Written task ▸ Each line in the entries below that holds the string "this" is to be listed.

Data shown ▸
______

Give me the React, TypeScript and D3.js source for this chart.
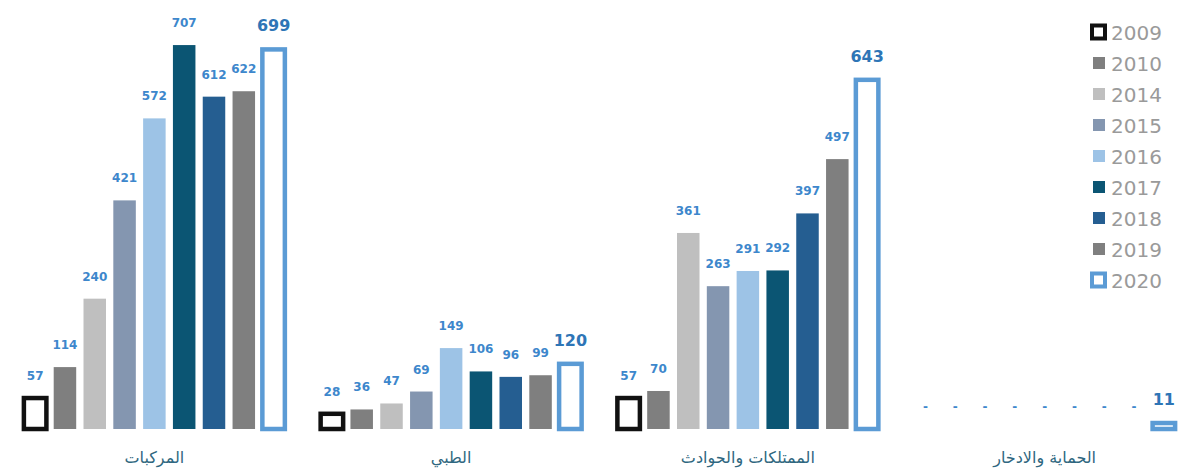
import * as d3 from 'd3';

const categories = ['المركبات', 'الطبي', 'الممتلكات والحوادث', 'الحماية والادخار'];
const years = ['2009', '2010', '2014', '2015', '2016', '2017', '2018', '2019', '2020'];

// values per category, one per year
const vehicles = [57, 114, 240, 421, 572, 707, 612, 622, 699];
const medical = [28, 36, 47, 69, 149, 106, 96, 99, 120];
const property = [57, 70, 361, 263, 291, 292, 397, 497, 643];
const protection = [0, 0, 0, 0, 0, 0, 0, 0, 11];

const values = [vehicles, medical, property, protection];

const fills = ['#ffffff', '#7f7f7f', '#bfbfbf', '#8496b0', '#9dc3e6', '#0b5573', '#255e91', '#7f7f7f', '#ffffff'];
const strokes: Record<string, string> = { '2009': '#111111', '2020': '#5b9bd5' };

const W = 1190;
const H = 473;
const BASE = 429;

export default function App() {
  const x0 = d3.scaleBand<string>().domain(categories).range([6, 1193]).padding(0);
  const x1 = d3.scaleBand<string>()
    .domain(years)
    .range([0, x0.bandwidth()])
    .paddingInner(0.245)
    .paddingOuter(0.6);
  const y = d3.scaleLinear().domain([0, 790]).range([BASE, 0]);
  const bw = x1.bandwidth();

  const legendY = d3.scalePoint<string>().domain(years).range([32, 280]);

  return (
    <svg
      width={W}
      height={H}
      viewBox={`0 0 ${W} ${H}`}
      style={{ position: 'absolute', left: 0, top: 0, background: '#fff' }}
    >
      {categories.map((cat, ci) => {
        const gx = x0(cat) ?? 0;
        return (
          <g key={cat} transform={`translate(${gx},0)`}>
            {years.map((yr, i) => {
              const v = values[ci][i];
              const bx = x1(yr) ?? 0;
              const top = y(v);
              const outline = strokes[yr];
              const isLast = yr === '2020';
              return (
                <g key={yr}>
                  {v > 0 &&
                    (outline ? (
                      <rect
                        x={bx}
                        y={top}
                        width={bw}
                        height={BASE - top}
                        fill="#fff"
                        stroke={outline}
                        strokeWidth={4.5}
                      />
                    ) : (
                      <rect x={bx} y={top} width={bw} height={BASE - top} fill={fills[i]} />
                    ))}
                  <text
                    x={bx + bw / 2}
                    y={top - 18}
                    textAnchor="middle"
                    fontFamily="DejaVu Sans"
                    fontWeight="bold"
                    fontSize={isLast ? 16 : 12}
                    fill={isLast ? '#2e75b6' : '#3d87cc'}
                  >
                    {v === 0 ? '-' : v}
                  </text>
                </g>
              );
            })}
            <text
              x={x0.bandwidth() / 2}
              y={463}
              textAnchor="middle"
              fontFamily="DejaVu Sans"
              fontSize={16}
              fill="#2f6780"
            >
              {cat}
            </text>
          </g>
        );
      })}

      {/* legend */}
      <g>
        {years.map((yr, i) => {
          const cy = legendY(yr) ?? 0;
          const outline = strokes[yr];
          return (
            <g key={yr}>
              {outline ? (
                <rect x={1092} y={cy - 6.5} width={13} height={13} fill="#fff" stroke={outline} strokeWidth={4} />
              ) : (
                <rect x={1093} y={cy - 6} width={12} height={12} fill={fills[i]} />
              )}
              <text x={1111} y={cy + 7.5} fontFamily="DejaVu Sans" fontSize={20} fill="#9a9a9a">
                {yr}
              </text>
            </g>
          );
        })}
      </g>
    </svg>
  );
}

______

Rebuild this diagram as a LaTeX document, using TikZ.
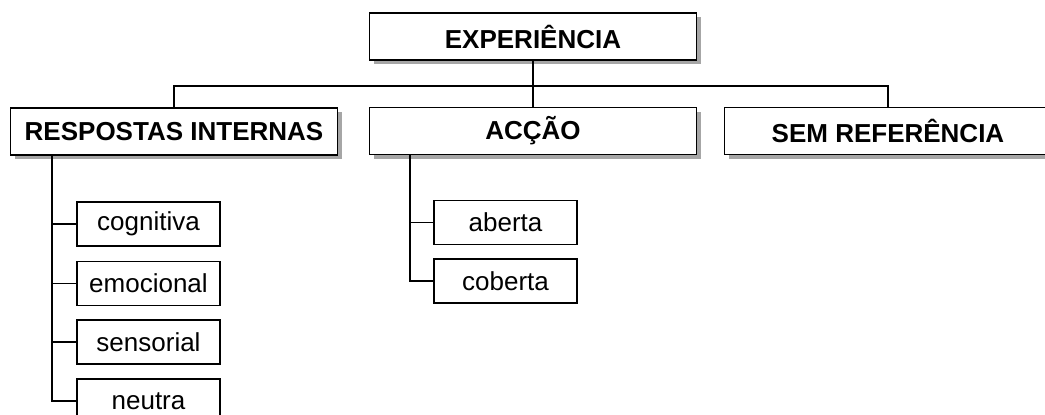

______

Output of the task ▸
Give me the React, TypeScript and D3.js source for this chart.
Rebuild this diagram as a LaTeX document, using TikZ.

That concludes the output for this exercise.